The employer-coverage mandate of the Affordable Care Act – commonly referred to as Obamacare – may have been pushed back to 2015, but businesses still have an obligation to notify their employees about the availability of the health insurance marketplace, or exchanges, by Oct. 1.
Under this rule, any employer covered by the Fair Labor Standards Act – in general, employers engaged in interstate commerce with annual revenue of $500,000 or more, according to an alert from the National Association of Wholesaler-Distributors – has to provide written notice to all employees of available health care options. New employees must receive the notification when they are hired. (In 2014, the requirement for new hires is within 14 days of their start dates.)
This applies to all employers, even if they are not required to provide health insurance to their employees under the ACA, and to all employees, full- or part-time.

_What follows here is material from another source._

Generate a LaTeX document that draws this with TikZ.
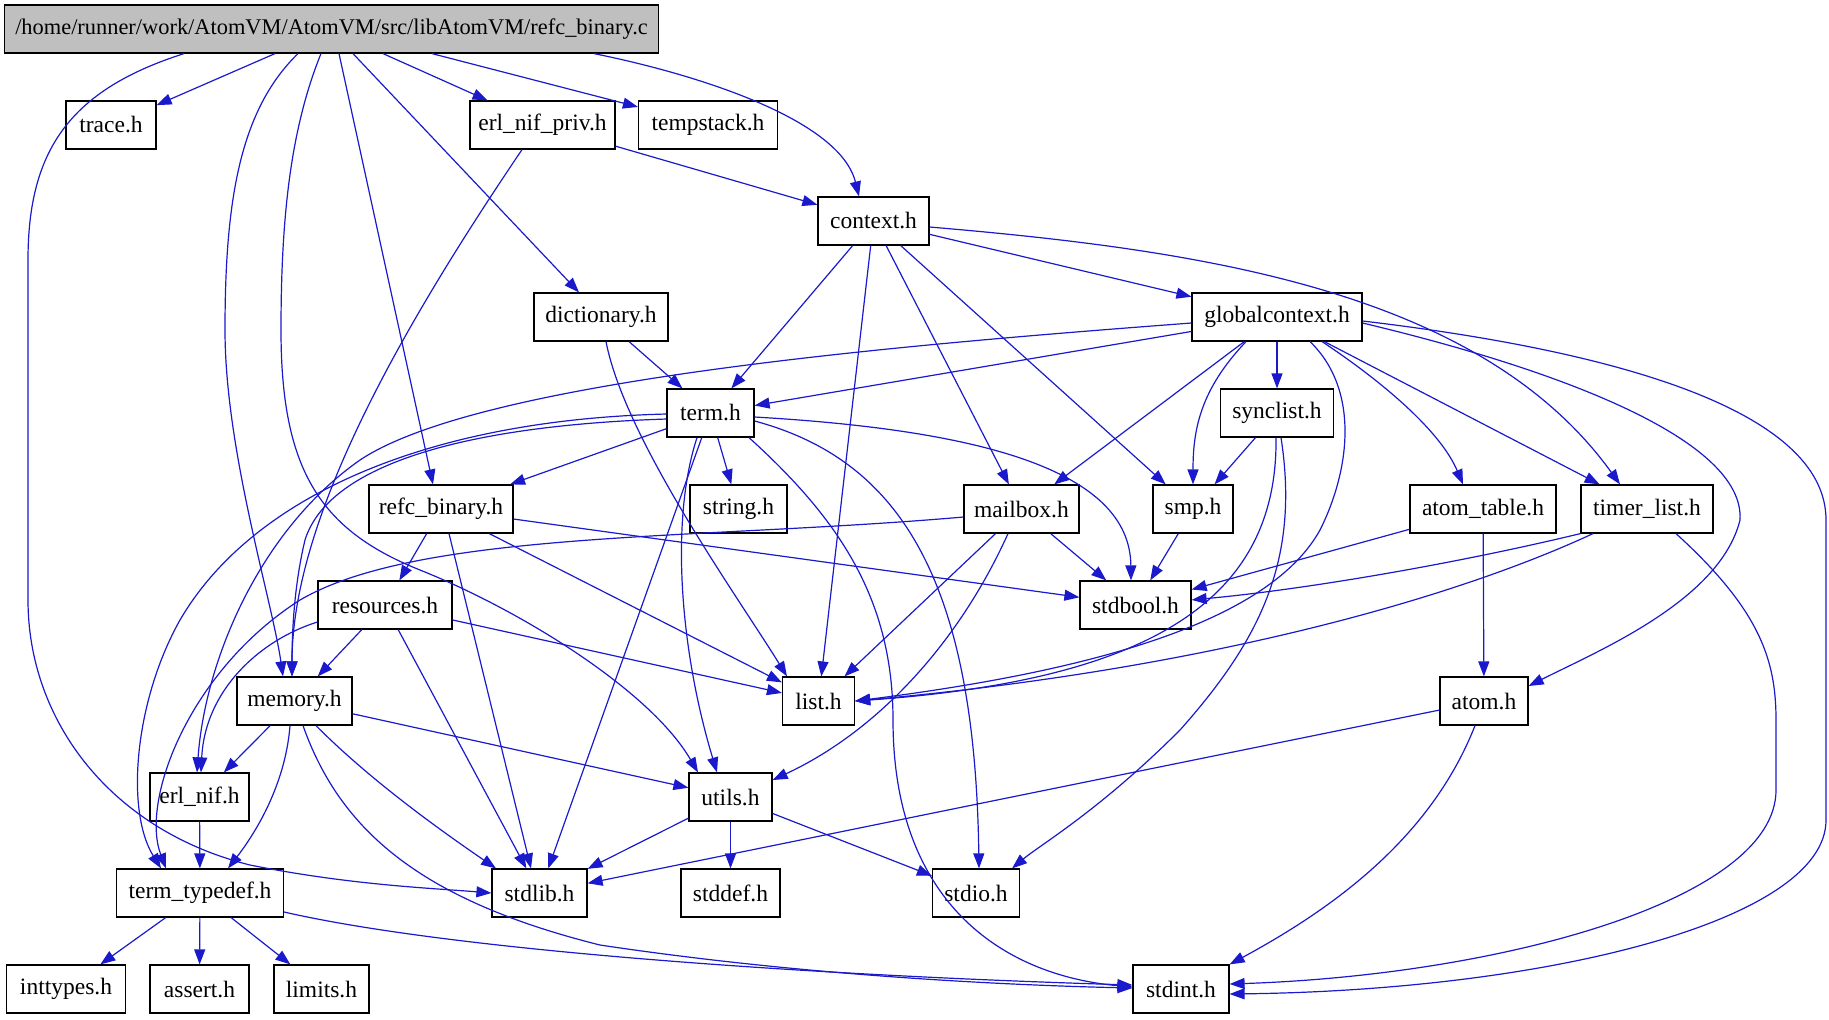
\documentclass[tikz,border=0pt]{standalone}
\usepackage{fontspec}
\setmainfont{Liberation Serif}
\usetikzlibrary{arrows.meta}
\definecolor{edgeblue}{RGB}{26,26,204}
\definecolor{mainfill}{RGB}{191,191,191}
\tikzset{
  box/.style={draw=black, line width=0.6pt, fill=white, rectangle, inner sep=0pt,
    minimum height=24pt, font=\fontsize{11.75}{14}\selectfont},
  mainbox/.style={box, fill=mainfill, font=\fontsize{11.2}{14}\selectfont},
  e/.style={draw=edgeblue, line width=0.6pt, -{Triangle[length=7.5pt,width=5.5pt]}},
}
\begin{document}
\begin{tikzpicture}[x=0.5pt, y=-0.5pt]
\useasboundingbox (0,0) rectangle (1829,1019);
\fill[white] (0,0) rectangle (1829,1019);
% nodes
\node[mainbox, minimum width=327pt] (main) at (331.5,29) {/home/runner/work/AtomVM/AtomVM/src/libAtomVM/refc\_binary.c};
\node[box, minimum width=45pt] (trace) at (111,125) {trace.h};
\node[box, minimum width=72.5pt] (enp) at (542.5,125) {erl\_nif\_priv.h};
\node[box, minimum width=69.5pt] (tempstack) at (708,125) {tempstack.h};
\node[box, minimum width=55.5pt] (context) at (873.5,221) {context.h};
\node[box, minimum width=67pt] (dictionary) at (601,317) {dictionary.h};
\node[box, minimum width=85pt] (gc) at (1277,317) {globalcontext.h};
\node[box, minimum width=43.5pt] (term) at (710.5,413) {term.h};
\node[box, minimum width=56.5pt] (synclist) at (1277,413) {synclist.h};
\node[box, minimum width=72pt] (refcbin) at (441,509) {refc\_binary.h};
\node[box, minimum width=48.5pt] (string) at (738.5,509) {string.h};
\node[box, minimum width=57.5pt] (mailbox) at (1021.5,509) {mailbox.h};
\node[box, minimum width=40pt] (smp) at (1193,509) {smp.h};
\node[box, minimum width=73pt] (atomtable) at (1483,509) {atom\_table.h};
\node[box, minimum width=66pt] (timer) at (1647,509) {timer\_list.h};
\node[box, minimum width=67pt] (resources) at (385,605) {resources.h};
\node[box, minimum width=55.5pt] (stdbool) at (1135.5,605) {stdbool.h};
\node[box, minimum width=57.5pt] (memory) at (294.5,701) {memory.h};
\node[box, minimum width=36pt] (list) at (818.5,701) {list.h};
\node[box, minimum width=44pt] (atom) at (1484,701) {atom.h};
\node[box, minimum width=49.5pt] (erlnif) at (199.5,797) {erl\_nif.h};
\node[box, minimum width=41.5pt] (utils) at (730.5,797) {utils.h};
\node[box, minimum width=83.5pt] (tt) at (200,893) {term\_typedef.h};
\node[box, minimum width=47.5pt] (stdlib) at (539.5,893) {stdlib.h};
\node[box, minimum width=49.5pt] (stddef) at (730.5,893) {stddef.h};
\node[box, minimum width=43.5pt] (stdio) at (976,893) {stdio.h};
\node[box, minimum width=59.5pt] (inttypes) at (66,989) {inttypes.h};
\node[box, minimum width=49.5pt] (assert) at (199.5,989) {assert.h};
\node[box, minimum width=47.5pt] (limits) at (321.5,989) {limits.h};
\node[box, minimum width=48pt] (stdint) at (1181,989) {stdint.h};
% edges from main
\draw[e] (main.south -| 275,0) -- (trace);
\draw[e] (main.south -| 383,0) -- (enp);
\draw[e] (main.south -| 432,0) -- (tempstack);
\draw[e] (main.south -| 594,0) .. controls (700,75) and (840,120) .. (context.north -| 859,0);
\draw[e] (main.south -| 353,0) -- (dictionary.north -| 579,0);
\draw[e] (main.south -| 339,0) -- (refcbin.north -| 433,0);
\draw[e] (main.south -| 298,0) .. controls (240,110) and (225,200) .. (225,330) .. controls (225,450) and (272,600) .. (memory.north -| 283,0);
\draw[e] (main.south -| 321,0) .. controls (290,130) and (281,220) .. (281,330) .. controls (281,470) and (320,530) .. (420,570) .. controls (520,610) and (650,690) .. (utils.north -| 698,0);
\draw[e] (main.south -| 184,0) .. controls (70,90) and (28,150) .. (28,260) -- (28,600) .. controls (28,720) and (110,830) .. (250,865) .. controls (350,885) and (430,888) .. (stdlib.west);
% erl_nif_priv
\draw[e] (enp) -- (context);
\draw[e] (enp.south -| 522,0) .. controls (400,330) and (292,520) .. (memory.north -| 292,0);
% context
\draw[e] (context) -- (term);
\draw[e] (context) -- (list);
\draw[e] (context) -- (mailbox);
\draw[e] (context) -- (smp);
\draw[e] (context) -- (gc);
\draw[e] (context.east |- 0,227) .. controls (1200,250) and (1480,290) .. (timer.north -| 1620,0);
% dictionary
\draw[e] (dictionary) -- (term);
\draw[e] (dictionary.south -| 606,0) .. controls (625,440) and (740,600) .. (list.north -| 787,0);
% globalcontext
\draw[e] (gc) -- (term);
\draw[e] (gc.west |- 0,323) .. controls (900,345) and (480,380) .. (360,460) .. controls (260,530) and (205,660) .. (erlnif.north -| 197,0);
\draw[e] (gc) -- (synclist);
\draw[e] (gc) -- (mailbox);
\draw[e] (gc.south -| 1246,0) .. controls (1200,390) and (1193,430) .. (smp);
\draw[e] (gc.south -| 1310,0) .. controls (1360,390) and (1350,470) .. (1320,530) .. controls (1270,620) and (1100,670) .. (list.east);
\draw[e] (gc.south -| 1322,0) .. controls (1380,380) and (1440,430) .. (atomtable.north -| 1463,0);
\draw[e] (gc) -- (timer);
\draw[e] (gc.east |- 0,323) .. controls (1560,370) and (1745,440) .. (1740,520) .. controls (1720,600) and (1600,650) .. (atom.east |- 0,686);
\draw[e] (gc.east |- 0,321) .. controls (1650,355) and (1826,420) .. (1826,520) -- (1826,820) .. controls (1826,920) and (1550,990) .. (stdint.east |- 0,994);
% term
\draw[e] (term.west |- 0,414) .. controls (420,420) and (250,500) .. (180,620) .. controls (135,700) and (125,810) .. (tt.north -| 161,0);
\draw[e] (term.west |- 0,419) .. controls (480,425) and (330,460) .. (305,540) .. controls (293,590) and (292,640) .. (memory.north -| 292,0);
\draw[e] (term) -- (refcbin);
\draw[e] (term) -- (stdlib);
\draw[e] (term.south -| 697,0) .. controls (670,520) and (680,650) .. (utils.north -| 717,0);
\draw[e] (term) -- (string);
\draw[e] (term.south -| 749,0) .. controls (840,520) and (893,600) .. (893,720) .. controls (893,900) and (1000,975) .. (stdint.west |- 0,987);
\draw[e] (term.east |- 0,417) .. controls (980,430) and (1130,470) .. (stdbool.north -| 1131,0);
\draw[e] (term.east |- 0,421) .. controls (900,460) and (975,580) .. (stdio.north -| 979,0);
% synclist
\draw[e] (synclist) -- (smp);
\draw[e] (synclist.south -| 1276,0) .. controls (1278,600) and (1150,680) .. (list.east);
\draw[e] (synclist.south -| 1281,0) .. controls (1300,560) and (1260,640) .. (1180,730) .. controls (1100,810) and (1040,845) .. (stdio.north -| 1012,0);
% refc_binary.h
\draw[e] (refcbin) -- (resources);
\draw[e] (refcbin.south -| 449,0) -- (stdlib.north -| 531,0);
\draw[e] (refcbin) -- (list);
\draw[e] (refcbin) -- (stdbool);
% mailbox
\draw[e] (mailbox.west |- 0,517) .. controls (700,540) and (420,530) .. (300,600) .. controls (190,670) and (140,800) .. (tt.north -| 166,0);
\draw[e] (mailbox) -- (stdbool);
\draw[e] (mailbox) -- (list);
\draw[e] (mailbox.south -| 1008,0) .. controls (960,640) and (880,730) .. (utils.east |- 0,780);
% smp, atom_table, timer_list
\draw[e] (smp) -- (stdbool);
\draw[e] (atomtable) -- (stdbool);
\draw[e] (atomtable) -- (atom);
\draw[e] (timer.south west) .. controls (1450,565) and (1300,590) .. (stdbool);
\draw[e] (timer.south -| 1593,0) .. controls (1450,600) and (1200,670) .. (list.east);
\draw[e] (timer.south -| 1676,0) .. controls (1760,610) and (1776,660) .. (1776,720) -- (1776,790) .. controls (1776,900) and (1500,975) .. (stdint.east |- 0,984);
% resources
\draw[e] (resources) -- (memory);
\draw[e] (resources.west |- 0,622) .. controls (260,640) and (205,690) .. (erlnif.north -| 201,0);
\draw[e] (resources) -- (stdlib);
\draw[e] (resources) -- (list);
% memory
\draw[e] (memory) -- (erlnif);
\draw[e] (memory.south -| 290,0) .. controls (285,790) and (250,840) .. (tt.north -| 228,0);
\draw[e] (memory) -- (utils);
\draw[e] (memory.south -| 316,0) .. controls (370,780) and (440,830) .. (stdlib.north -| 496,0);
\draw[e] (memory.south -| 303,0) .. controls (340,830) and (420,900) .. (600,945) .. controls (800,975) and (1000,985) .. (stdint.west |- 0,988);
% atom
\draw[e] (atom) -- (stdlib);
\draw[e] (atom.south -| 1475,0) .. controls (1430,840) and (1330,910) .. (stdint.north east);
% erl_nif, utils, term_typedef
\draw[e] (erlnif) -- (tt);
\draw[e] (utils) -- (stdlib);
\draw[e] (utils) -- (stddef);
\draw[e] (utils) -- (stdio);
\draw[e] (tt) -- (inttypes);
\draw[e] (tt) -- (assert);
\draw[e] (tt) -- (limits);
\draw[e] (tt.east |- 0,912) .. controls (450,950) and (800,975) .. (stdint.west |- 0,985);
\end{tikzpicture}
\end{document}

This is important to keep in mind, even as the ACA continues to affect hiring. According to the latest Duke University/CFO Magazine Global Business Outlook Survey, 59 percent of CFOs said that part-time and temporary workers are now making up a larger proportion of their workforces. Some of that can be attributed to the enduring economic uncertainty, but 38 percent of those respondents say the shift has occurred in part due to the implementation of the ACA.
In spite of this, full-time domestic employment is expected to increase by nearly 2 percent in the U.S., and profits are expected to rise by more than 10 percent, according to the survey.